Most of Merritt's players come from families with incomes of less than $4,000 a year, and Merritt knows well the uses of adversity. "It's the old story about the rabbit. A boy is chasing a rabbit, and they pass a squirrel in a tree. 'Are you gonna make it?' the squirrel asks the rabbit. 'Man,' says the rabbit, 'I got to make it.' It's that way with Negroes."
And Tennessee State is making it. After beating Florida A&M 21-10 Saturday the Tigers are now 6-0, and a third national championship is within sight.
As the mini-giants are bound to do every so often, two of them, Arkansas State and Abilene Christian—with its ace quarterback, Jim Lindsey—met head-on Saturday. It may have lacked the prestige of Texas vs. Arkansas, but not much else was missing.
Abilene Christian is associated with the Church of Christ. There is a ban on smoking, drinking and dancing—and there go a lot of fine football prospects. Each day the 3,000 students spend 25 minutes in chapel, praying and meditating. Coed skirts are allowed to go no higher than four inches above the knee.
You could search a long time before finding a less likely place to produce the nation's college offensive leader. But there he is: Jim Lindsey, a 5'11", 185-pound towhead once rejected by Baylor because they thought he was too slow. "I went around to a lot of big schools," he said, "and I saw all the drinking and smoking going on in the dorms. Well, first off, I figured it wasn't going to help make a great football team. And I just didn't want to get with that whole animal image. I'm a member of the Church of Christ. I like to go to church every time the doors open. I feel God gave me all that I have. I feel grateful for what happens to me."
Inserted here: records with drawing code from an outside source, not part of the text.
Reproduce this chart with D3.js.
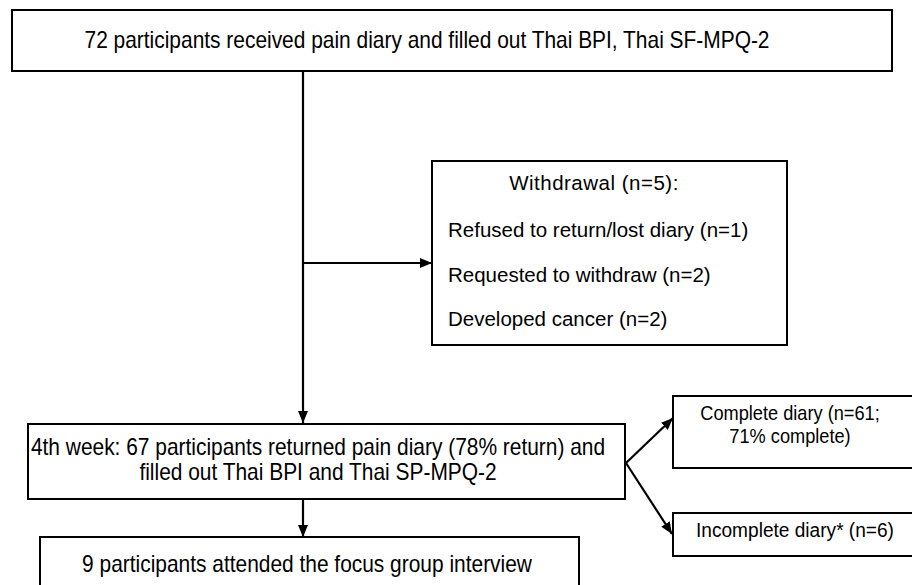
<!DOCTYPE html>
<html>
<head>
<meta charset="utf-8">
<script src="https://cdn.jsdelivr.net/npm/d3@7"></script>
<style>
  body { margin: 0; background: #fff; }
  text { font-family: 'Liberation Sans', Arial, sans-serif; fill: #000; }
</style>
</head>
<body>
<div id="flow"></div>
<script>
const width = 912
const height = 585

// box texts
const topLines = ['72 participants received pain diary and filled out Thai BPI, Thai SF-MPQ-2']
const withdrawLines = ['Withdrawal (n=5):', 'Refused to return/lost diary (n=1)', 'Requested to withdraw (n=2)', 'Developed cancer (n=2)']
const returnLines = ['4th week: 67 participants returned pain diary (78% return) and', 'filled out Thai BPI and Thai SP-MPQ-2']
const focusLines = ['9 participants attended the focus group interview']
const completeLines = ['Complete diary (n=61;', '71% complete)']
const incompleteLines = ['Incomplete diary* (n=6)']

const svg = d3
  .select('#flow')
  .append('svg')
  .attr('width', width)
  .attr('height', height)

svg.append('defs')
  .append('marker')
  .attr('id', 'head')
  .attr('viewBox', '0 0 12 10')
  .attr('refX', 12)
  .attr('refY', 5)
  .attr('markerWidth', 12)
  .attr('markerHeight', 10)
  .attr('markerUnits', 'userSpaceOnUse')
  .attr('orient', 'auto')
  .append('path')
  .attr('d', 'M0,0L12,5L0,10Z')
  .attr('fill', '#000')

function box(x0, y0, x1, y1) {
  svg.append('rect')
    .attr('x', x0)
    .attr('y', y0)
    .attr('width', x1 - x0)
    .attr('height', y1 - y0)
    .attr('fill', '#fff')
    .attr('stroke', '#000')
    .attr('stroke-width', 2)
}

function arrow(pts) {
  svg.append('path')
    .attr('d', d3.line()(pts))
    .attr('fill', 'none')
    .attr('stroke', '#000')
    .attr('stroke-width', 2.2)
    .attr('marker-end', 'url(#head)')
}

// condensed text, like the narrow export in the original
const squeeze = 0.91
function narrow(lines, cx, y0, gap, size) {
  const g = svg.append('g').attr('transform', 'translate(' + cx + ',0) scale(' + squeeze + ',1)')
  g.selectAll('text')
    .data(lines)
    .enter()
    .append('text')
    .attr('x', 0)
    .attr('y', (d, i) => y0 + i * gap)
    .attr('text-anchor', 'middle')
    .attr('font-size', size)
    .text(d => d)
}

// lines first, boxes on top
svg.append('line')
  .attr('x1', 303).attr('y1', 71)
  .attr('x2', 303).attr('y2', 263)
  .attr('stroke', '#000').attr('stroke-width', 2.2)
arrow([[303, 263], [303, 423]])
arrow([[303, 263], [432, 263]])
arrow([[303, 499], [303, 537]])
arrow([[626, 463], [673, 418]])
arrow([[626, 463], [672, 534]])

box(12, 10, 892, 71)
box(432, 161, 787, 345)
box(28, 424, 625, 499)
box(40, 537, 579, 600)
box(673, 396, 920, 468)
box(673, 513, 920, 556)

narrow(topLines, 427, 48, 0, 23)
narrow(returnLines, 318, 455, 25, 23)
narrow(focusLines, 307, 572, 0, 23)
narrow(completeLines, 790, 420, 23, 20)
narrow(incompleteLines, 795, 537, 0, 21)

// withdrawal box keeps a plain face
svg.append('text')
  .attr('x', 594)
  .attr('y', 190)
  .attr('text-anchor', 'middle')
  .attr('font-size', 20.5)
  .attr('letter-spacing', 0.5)
  .text(withdrawLines[0])

svg.selectAll('.reason')
  .data(withdrawLines.slice(1))
  .enter()
  .append('text')
  .attr('class', 'reason')
  .attr('x', 448)
  .attr('y', (d, i) => 237 + i * 44.5)
  .attr('font-size', 20.5)
  .text(d => d)
</script>
</body>
</html>
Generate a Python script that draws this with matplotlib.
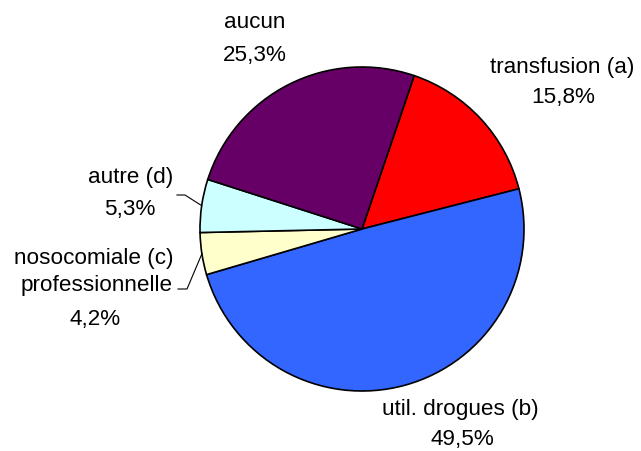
import numpy as np
import matplotlib
matplotlib.use("Agg")
import matplotlib.pyplot as plt

plt.rcParams['font.family'] = ['Liberation Sans', 'DejaVu Sans']

# data, clockwise from the top right
labels = ["transfusion (a)", "util. drogues (b)", "nosocomiale (c)\nprofessionnelle",
          "autre (d)", "aucun"]
values = [15.8, 49.5, 4.2, 5.3, 25.3]
pct_text = ["15,8%", "49,5%", "4,2%", "5,3%", "25,3%"]
colors = ["#FF0000", "#3366FF", "#FFFFCC", "#CCFFFF", "#660066"]

W, H = 641, 451
fig = plt.figure(figsize=(W / 100, H / 100), dpi=100)
ax = fig.add_axes([0, 0, 1, 1])

cx, cy, r = 362, H - 229, 162
wedges, _ = ax.pie(values, colors=colors, startangle=71.2, counterclock=False,
                   center=(cx, cy), radius=r, frame=True,
                   wedgeprops=dict(edgecolor='black', linewidth=1.2))
ax.set_xlim(0, W)
ax.set_ylim(0, H)
ax.set_aspect('equal')
ax.axis('off')

fs = 16.2

def mid_point(w):
    a = np.deg2rad((w.theta1 + w.theta2) / 2)
    return cx + r * np.cos(a), cy + r * np.sin(a)

# label placement (pixel coords, y from top)
ax.text(562, H - 67, labels[0], ha='center', va='center', fontsize=fs)
ax.text(563, H - 98, pct_text[0], ha='center', va='center', fontsize=fs)

ax.text(460, H - 410, labels[1], ha='center', va='center', fontsize=fs)
ax.text(462, H - 440, pct_text[1], ha='center', va='center', fontsize=fs)

ax.text(173, H - 272, labels[2], ha='right', va='center', fontsize=fs,
        linespacing=1.4)
ax.text(95, H - 320, pct_text[2], ha='center', va='center', fontsize=fs)

ax.text(173, H - 178, labels[3], ha='right', va='center', fontsize=fs)
ax.text(130, H - 210, pct_text[3], ha='center', va='center', fontsize=fs)

ax.text(255, H - 23, labels[4], ha='center', va='center', fontsize=fs)
ax.text(255, H - 55, pct_text[4], ha='center', va='center', fontsize=fs)

# leader lines
mx, my = mid_point(wedges[3])
ax.plot([177, 185, mx], [H - 195, H - 195, my], color='black', lw=0.8)
mx, my = mid_point(wedges[2])
ax.plot([178, 187, mx], [H - 289, H - 289, my], color='black', lw=0.8)

fig.savefig("out.png", dpi=100)
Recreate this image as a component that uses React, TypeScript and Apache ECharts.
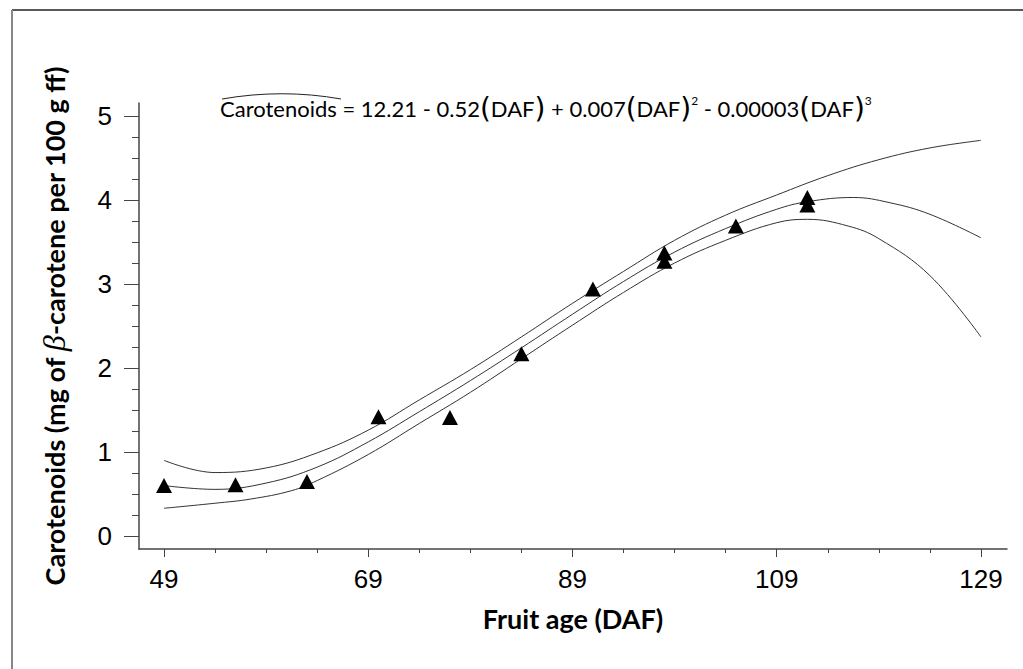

Through five victories and a loss going into Saturday's game what had happened to Lindsey in 1970 were 117 completions in 213 passes, 1,635 yards and 16 touchdowns. Through four seasons so far, he has passed for 7,863 yards.
"One thing that has helped me," says Lindsey, "is reading the Bible. I like to read about Christ. They spat on Him, beat on Him, but He still kept his cool. Guys call me dirty names, tell me they are going to break me in two. If I worry about it, I'm not going to be worth a durn."
At breakfast on Saturday morning Bill Davidson, the Arkansas State offensive coach, thought about facing Lindsey, and then he thought about the injustice of the rules of the Church of Christ. "They can't drink, they can't smoke, they can't dance," he said. "Why did they stop there? Why didn't they put in a rule against quarterbacks?"
But Davidson smiled. He knew that Bennie Ellender, the low-keyed intellectual who teaches football at Arkansas State, would be going into the game with some potent commandments of his own. A percentage man all the way, Ellender is a professor who analyzes every variable and then plays the most pat hand. He has none of the usual qualms about being voted No. 1. "In fact, I kind of like the idea," he says.
Arkansas State is a terriblv basic team—big and slow and very strong. Its long rushing gain this season is 30 yards. Ellender likes to run his fullback, Calvin Harrell, 40 times a game. It's slug, slug and slug, and so far not one of State's first six opponents have out-slugged the Indians. And they are highly annoyed by any lack of recognition, especially from within the state.